Na viagem de regresso após o funeral do meu avô finalmente soube o que queria que fosse a minha primeira pirogravação. Ele não quis nenhuma cerimónia especial, não queria uma lápide, mas havia uma frase que não me saia da cabeça. “Lead by example”. Numa tradução bruta fica algo como “Liderar por exemplo”, em português acho que fica simplesmente pelo “dar o exemplo”.
O meu avô tinha sempre histórias para contar, ele foi um revolucionário, um sonhador que ia para além da política. Ele tinha uma mente aberta o suficiente para dizer que inacreditável era acharmos que apenas o nosso planeta era habitado. Ele tinha ideais sociais e políticos ao mais alto nível mas tinha o descernimento para admitir que a humanidade não estava nem perto de poder implementar o que ele acreditava ser um mundo realmente justo.
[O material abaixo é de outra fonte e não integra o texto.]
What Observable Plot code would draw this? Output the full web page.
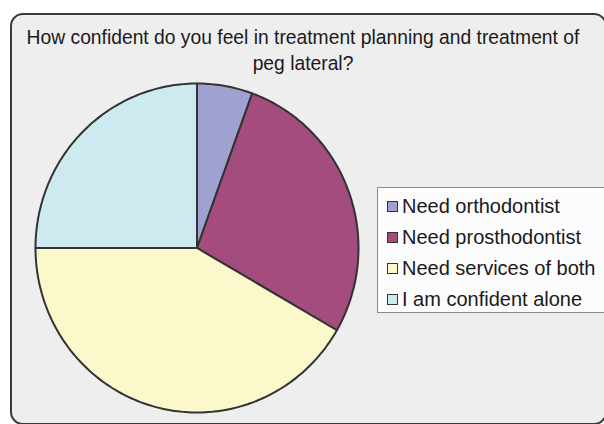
<!DOCTYPE html>
<html>
<head>
<meta charset="utf-8">
<script src="https://cdn.jsdelivr.net/npm/d3@7"></script>
<script src="https://cdn.jsdelivr.net/npm/@observablehq/plot@0.6"></script>
<style>
  html, body { margin: 0; padding: 0; background: #ffffff; }
  #wrap { position: relative; width: 604px; height: 424px; overflow: hidden; font-family: "Liberation Sans", Arial, sans-serif; }
  #frame { position: absolute; left: 10px; top: 13px; width: 597px; height: 412px; box-sizing: border-box;
           border: 2px solid #3a3a3a; border-radius: 13px; background: #eeeeee; }
  #title { position: absolute; left: 0; top: 24px; width: 606px; text-align: center; font-size: 20.5px; line-height: 25.5px; color: #1a1a1a;
           transform: scaleX(0.94); transform-origin: 303px 0; }
  #chart { position: absolute; left: 0; top: 0; }
  #legend { position: absolute; left: 377px; top: 187px; width: 240px; height: 126px; box-sizing: border-box;
            border: 1px solid #8a8a8a; background: #fcfcfc; padding-top: 3px; }
  .item { display: flex; align-items: center; height: 31px; font-size: 20px; color: #1a1a1a; padding-left: 9px; }
  .sw { width: 9px; height: 9px; border: 1.5px solid #333; margin-right: 4px; flex: none; }
</style>
</head>
<body>
<div id="wrap">
  <div id="frame"></div>
  <div id="title"></div>
  <div id="chart"></div>
  <div id="legend"></div>
</div>
<script>
const titleLines = ["How confident do you feel in treatment planning and treatment of", "peg lateral?"];
const categories = ["Need orthodontist", "Need prosthodontist", "Need services of both", "I am confident alone"];
const values = [2, 10, 15, 9];
const colors = ["#9fa1d1", "#a34c7d", "#fbf8cb", "#cdeaf1"];

document.getElementById("title").innerHTML = titleLines.join("<br>");

const pie = d3.pie().sort(null).value(d => d.value).startAngle(0).endAngle(2 * Math.PI);
const arcs = pie(categories.map((c, i) => ({category: c, value: values[i]})));

const pts = [];
for (const a of arcs) {
  const c = a.data.category;
  pts.push({category: c, x: 0, y: 0});
  const n = Math.max(2, Math.ceil((a.endAngle - a.startAngle) / (Math.PI / 180)));
  for (let k = 0; k <= n; k++) {
    const t = a.startAngle + (a.endAngle - a.startAngle) * k / n;
    pts.push({category: c, x: Math.sin(t), y: Math.cos(t)});
  }
}

const chart = Plot.plot({
  width: 604,
  height: 424,
  margin: 0,
  style: {background: "transparent", overflow: "visible"},
  x: {domain: [-1, 1], range: [35, 358], axis: null},
  y: {domain: [-1, 1], range: [412, 83], axis: null},
  color: {domain: categories, range: colors},
  marks: [
    Plot.line(pts, {x: "x", y: "y", z: "category", fill: "category", stroke: "#333333", strokeWidth: 2, curve: "linear-closed", strokeLinejoin: "round"})
  ]
});
document.getElementById("chart").appendChild(chart);

const legend = document.getElementById("legend");
categories.forEach((c, i) => {
  const item = document.createElement("div");
  item.className = "item";
  const sw = document.createElement("span");
  sw.className = "sw";
  sw.style.background = colors[i];
  const label = document.createElement("span");
  label.textContent = c;
  item.appendChild(sw);
  item.appendChild(label);
  legend.appendChild(item);
});
</script>
</body>
</html>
Por ele conheci como era o país antes da revolução, como os revolucionários se desenrascavam brilhantemente para comunicar e reunir numa altura em que tudo tinha de ser secreto, com a PIDE em cada canto. Aqueles foram os tempos em que os amigos e familiares se afastavam se abordasses temas como liberdade ou ousasses pensar de uma forma menos conservadora.
Mesmo antes desses tempos, haviam tantas histórias para contar, como ele cresceu e saiu de uma situação em que quase passava fome e trabalhou por comida, para aprender sozinho electrónica, línguas e tantas outras coisas numa vida onde teve muitas profissões e onde era das pessoas mais bem informadas que conheci.
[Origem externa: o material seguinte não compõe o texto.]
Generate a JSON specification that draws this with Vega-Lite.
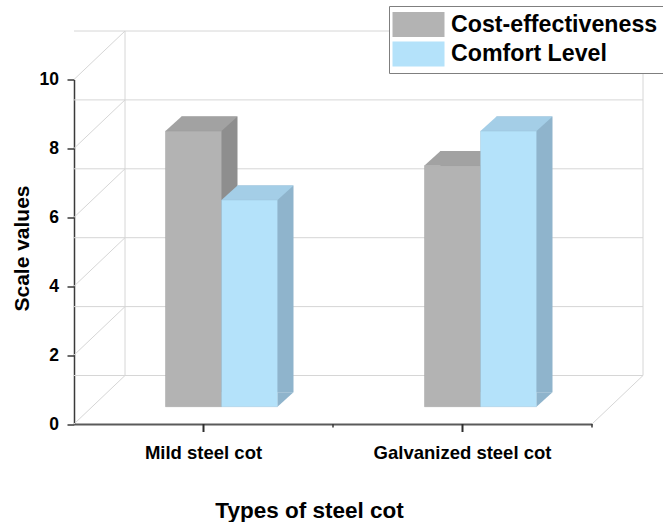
{
  "$schema": "https://vega.github.io/schema/vega-lite/v6.json",
  "width": 518,
  "height": 344.5,
  "autosize": "none",
  "padding": {"left": 74, "top": 79.5, "right": 71, "bottom": 98},
  "background": "white",
  "config": {
    "view": {"stroke": null},
    "font": "Liberation Sans"
  },
  "datasets": {
    "scores": [
      {"cot": "Mild steel cot", "criterion": "Cost-effectiveness", "score": 8},
      {"cot": "Mild steel cot", "criterion": "Comfort Level", "score": 6},
      {"cot": "Galvanized steel cot", "criterion": "Cost-effectiveness", "score": 7},
      {"cot": "Galvanized steel cot", "criterion": "Comfort Level", "score": 8}
    ],
    "levels": [
      {"level": 0}, {"level": 2}, {"level": 4}, {"level": 6}, {"level": 8}, {"level": 10}
    ],
    "anchor": [{}]
  },
  "layer": [
    {
      "description": "back wall grid lines",
      "data": {"name": "levels"},
      "mark": {"type": "rule", "color": "#D6D6D6", "strokeWidth": 1, "xOffset": 51, "x2Offset": 51, "yOffset": -48.5},
      "encoding": {
        "y": {"field": "level", "type": "quantitative"}
      }
    },
    {
      "description": "back wall left edge",
      "data": {"name": "anchor"},
      "mark": {"type": "rule", "color": "#D6D6D6", "strokeWidth": 1, "xOffset": 51, "yOffset": -48.5, "y2Offset": -48.5},
      "encoding": {
        "x": {"datum": "Mild steel cot", "type": "nominal", "bandPosition": 0},
        "y": {"datum": 0, "type": "quantitative"},
        "y2": {"datum": 10}
      }
    },
    {
      "description": "back wall right edge",
      "data": {"name": "anchor"},
      "mark": {"type": "rule", "color": "#D6D6D6", "strokeWidth": 1, "xOffset": 51, "yOffset": -48.5, "y2Offset": -48.5},
      "encoding": {
        "x": {"datum": "Galvanized steel cot", "type": "nominal", "bandPosition": 1},
        "y": {"datum": 0, "type": "quantitative"},
        "y2": {"datum": 10}
      }
    },
    {
      "description": "side wall depth lines",
      "data": {"name": "levels"},
      "mark": {"type": "rule", "color": "#D6D6D6", "strokeWidth": 1, "x2Offset": 51, "y2Offset": -48.5},
      "encoding": {
        "x": {"datum": "Mild steel cot", "type": "nominal", "bandPosition": 0},
        "x2": {"datum": "Mild steel cot", "bandPosition": 0},
        "y": {"field": "level", "type": "quantitative"},
        "y2": {"field": "level"}
      }
    },
    {
      "description": "floor right depth line",
      "data": {"name": "anchor"},
      "mark": {"type": "rule", "color": "#D6D6D6", "strokeWidth": 1, "x2Offset": 51, "y2Offset": -48.5},
      "encoding": {
        "x": {"datum": "Galvanized steel cot", "type": "nominal", "bandPosition": 1},
        "x2": {"datum": "Galvanized steel cot", "bandPosition": 1},
        "y": {"datum": 0, "type": "quantitative"},
        "y2": {"datum": 0}
      }
    },
    {
      "description": "side faces, cost bars (extruded copy behind the front)",
      "data": {"name": "scores"},
      "transform": [{"filter": "datum.criterion === 'Cost-effectiveness'"}],
      "mark": {"type": "bar", "width": 56, "color": "#8E8E8E", "xOffset": 6, "yOffset": -31.8, "y2Offset": -31.8},
      "encoding": {
        "x": {"field": "cot", "type": "nominal"},
        "y": {"field": "score", "type": "quantitative"}
      }
    },
    {
      "description": "side faces, comfort bars",
      "data": {"name": "scores"},
      "transform": [{"filter": "datum.criterion === 'Comfort Level'"}],
      "mark": {"type": "bar", "width": 56, "color": "#8FB4CC", "xOffset": 62, "yOffset": -31.8, "y2Offset": -31.8},
      "encoding": {
        "x": {"field": "cot", "type": "nominal"},
        "y": {"field": "score", "type": "quantitative"}
      }
    },
    {
      "description": "side faces, lower slanted corner, cost bars",
      "data": {"name": "scores"},
      "transform": [{"filter": "datum.criterion === 'Cost-effectiveness'"}],
      "mark": {"type": "point", "shape": "M 28 0 L 28 -14.5 L 44 -14.5 Z", "size": 4, "filled": true, "opacity": 1, "strokeWidth": 0, "color": "#8E8E8E", "xOffset": -10, "yOffset": -17.3},
      "encoding": {
        "x": {"field": "cot", "type": "nominal"},
        "y": {"datum": 0, "type": "quantitative"}
      }
    },
    {
      "description": "side faces, lower slanted corner, comfort bars",
      "data": {"name": "scores"},
      "transform": [{"filter": "datum.criterion === 'Comfort Level'"}],
      "mark": {"type": "point", "shape": "M 28 0 L 28 -14.5 L 44 -14.5 Z", "size": 4, "filled": true, "opacity": 1, "strokeWidth": 0, "color": "#8FB4CC", "xOffset": 46, "yOffset": -17.3},
      "encoding": {
        "x": {"field": "cot", "type": "nominal"},
        "y": {"datum": 0, "type": "quantitative"}
      }
    },
    {
      "description": "top faces, cost bars",
      "data": {"name": "scores"},
      "transform": [{"filter": "datum.criterion === 'Cost-effectiveness'"}],
      "mark": {"type": "point", "shape": "M -28 0 L 28 0 L 44 -14.5 L -12 -14.5 Z", "size": 4, "filled": true, "opacity": 1, "strokeWidth": 0, "color": "#A2A2A2", "xOffset": -10, "yOffset": -17.3},
      "encoding": {
        "x": {"field": "cot", "type": "nominal"},
        "y": {"field": "score", "type": "quantitative"}
      }
    },
    {
      "description": "top faces, comfort bars",
      "data": {"name": "scores"},
      "transform": [{"filter": "datum.criterion === 'Comfort Level'"}],
      "mark": {"type": "point", "shape": "M -28 0 L 28 0 L 44 -14.5 L -12 -14.5 Z", "size": 4, "filled": true, "opacity": 1, "strokeWidth": 0, "color": "#A4CEE7", "xOffset": 46, "yOffset": -17.3},
      "encoding": {
        "x": {"field": "cot", "type": "nominal"},
        "y": {"field": "score", "type": "quantitative"}
      }
    },
    {
      "description": "front faces, cost bars, with the axes and legend",
      "data": {"name": "scores"},
      "transform": [{"filter": "datum.criterion === 'Cost-effectiveness'"}],
      "mark": {"type": "bar", "width": 56, "xOffset": -10, "yOffset": -17.3, "y2Offset": -17.3, "stroke": "#9C9C9C", "strokeWidth": 0.7, "strokeOpacity": 0.6},
      "encoding": {
        "x": {
          "field": "cot", "type": "nominal",
          "scale": {"domain": ["Mild steel cot", "Galvanized steel cot"], "paddingInner": 0, "paddingOuter": 0},
          "axis": {
            "title": "Types of steel cot",
            "titleFont": "Liberation Sans", "titleFontSize": 22.5, "titleFontWeight": "bold", "titleColor": "#000000",
            "titleX": 235, "titleY": 93, "titleBaseline": "alphabetic", "titleAlign": "center",
            "bandPosition": 0.5, "ticks": false,
            "labelAlign": "center", "labelBaseline": "top",
            "labelFont": "Liberation Sans", "labelFontSize": 18.5, "labelFontWeight": "bold", "labelColor": "#000000",
            "labelAngle": 0, "labelPadding": 19,
            "domainColor": "#5A5A5A", "domainWidth": 2, "grid": false
          }
        },
        "y": {
          "field": "score", "type": "quantitative",
          "scale": {"domain": [0, 10], "nice": false},
          "axis": {
            "title": "Scale values",
            "titleFont": "Liberation Sans", "titleFontSize": 21, "titleFontWeight": "bold", "titleColor": "#000000",
            "titleAngle": 270, "titleX": -46, "titleY": 168.5, "titleBaseline": "alphabetic", "titleAlign": "center",
            "values": [0, 1, 2, 3, 4, 5, 6, 7, 8, 9, 10],
            "labelExpr": "datum.value % 2 === 1 ? '' : datum.label",
            "labelFont": "Liberation Sans", "labelFontSize": 17.5, "labelFontWeight": "bold", "labelColor": "#000000",
            "labelPadding": 8.5,
            "domainColor": "#3A3A3A", "domainWidth": 1.5,
            "tickColor": "#3A3A3A", "tickWidth": 1.5,
            "tickSize": {"condition": {"test": "datum.value % 2 === 1", "value": 4}, "value": 7},
            "grid": false
          }
        },
        "color": {
          "field": "criterion", "type": "nominal",
          "scale": {"domain": ["Cost-effectiveness", "Comfort Level"], "range": ["#B3B3B3", "#B4E2FA"]},
          "legend": {
            "orient": "none", "legendX": 315, "legendY": -73.5,
            "title": null,
            "direction": "vertical",
            "strokeColor": "#7F7F7F", "fillColor": "#FFFFFF", "padding": 6,
            "symbolType": "M -2.08 -1 L 2.08 -1 L 2.08 1 L -2.08 1 Z",
            "symbolSize": 625, "symbolOffset": 11, "symbolStrokeWidth": 0, "symbolOpacity": 1,
            "labelFont": "Liberation Sans", "labelFontSize": 23.2, "labelFontWeight": "bold", "labelColor": "#000000",
            "labelOffset": 20, "rowPadding": 4.5, "labelLimit": 400
          }
        }
      }
    },
    {
      "description": "front faces, comfort bars",
      "data": {"name": "scores"},
      "transform": [{"filter": "datum.criterion === 'Comfort Level'"}],
      "mark": {"type": "bar", "width": 56, "xOffset": 46, "yOffset": -17.3, "y2Offset": -17.3, "stroke": "#9CC3D8", "strokeWidth": 0.7, "strokeOpacity": 0.6},
      "encoding": {
        "x": {"field": "cot", "type": "nominal"},
        "y": {"field": "score", "type": "quantitative"},
        "color": {"field": "criterion", "type": "nominal"}
      }
    },
    {
      "description": "major tick under the mild steel cot",
      "data": {"name": "anchor"},
      "mark": {"type": "rule", "color": "#2E2E2E", "strokeWidth": 2, "y2Offset": 8},
      "encoding": {
        "x": {"datum": "Mild steel cot", "type": "nominal", "bandPosition": 0.5},
        "y": {"datum": 0, "type": "quantitative"},
        "y2": {"datum": 0}
      }
    },
    {
      "description": "major tick under the galvanized steel cot",
      "data": {"name": "anchor"},
      "mark": {"type": "rule", "color": "#2E2E2E", "strokeWidth": 2, "y2Offset": 8},
      "encoding": {
        "x": {"datum": "Galvanized steel cot", "type": "nominal", "bandPosition": 0.5},
        "y": {"datum": 0, "type": "quantitative"},
        "y2": {"datum": 0}
      }
    },
    {
      "description": "minor tick between the categories",
      "data": {"name": "anchor"},
      "mark": {"type": "rule", "color": "#3A3A3A", "strokeWidth": 1.5, "y2Offset": 3.5},
      "encoding": {
        "x": {"datum": "Galvanized steel cot", "type": "nominal", "bandPosition": 0},
        "y": {"datum": 0, "type": "quantitative"},
        "y2": {"datum": 0}
      }
    },
    {
      "description": "minor tick at the axis end",
      "data": {"name": "anchor"},
      "mark": {"type": "rule", "color": "#3A3A3A", "strokeWidth": 1.5, "y2Offset": 3.5},
      "encoding": {
        "x": {"datum": "Galvanized steel cot", "type": "nominal", "bandPosition": 1},
        "y": {"datum": 0, "type": "quantitative"},
        "y2": {"datum": 0}
      }
    }
  ]
}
Actualmente consideraríamos o meu avô um exemplo de empreendorismo, no fundo ele criou vários negócios e sempre foi o seu próprio patrão.
Para mim o maior orgulho vai para além do empreendor, vai para o facto de ele ter sido o verdadeiro 4everstudent.
Se o vissem nos seus noventas a perguntar-me sobre o Facebook e a Internet, um homem que mandava mensagens de texto quando pessoas com metade da idade dele tinham medo de mexer num telemóvel.
Ele estava cansado no fim, mas havia sempre um brilhos nos olhos quando falava de política ou de como podíamos fazer do mundo um lugar melhor.
Sempre que nos encontrávamos a conversa acabava por ir para a ideia dele que tinha de comprar um computador, perceber melhor “aquela coisa do facebook”.
Penso que o meu avô, na sua sabedoria dos noventa, sabia que podia encontrar e partilhar toda a informação que quisesse nesta maravilha que é a Internet.
Nós tínhamos uma aposta entre os dois, quem “chegaria primeiro” aos 120 e tenho a certeza que se ele não tivesse ficado cansado quando ficou, ele ganharia a qualquer pessoa na forma como tirar partido das apps sociais e da tecnologia em geral. Aprendendo e partilhando como o estudante que permaneceu até ao fim.
(Ele não acreditava em Céu mas se ele estiver lá agora, tenho a certeza que ele está a aprender e testar coisas que ainda nem me apercebi que existem. Obrigada pelo exemplo avô, és o maior!)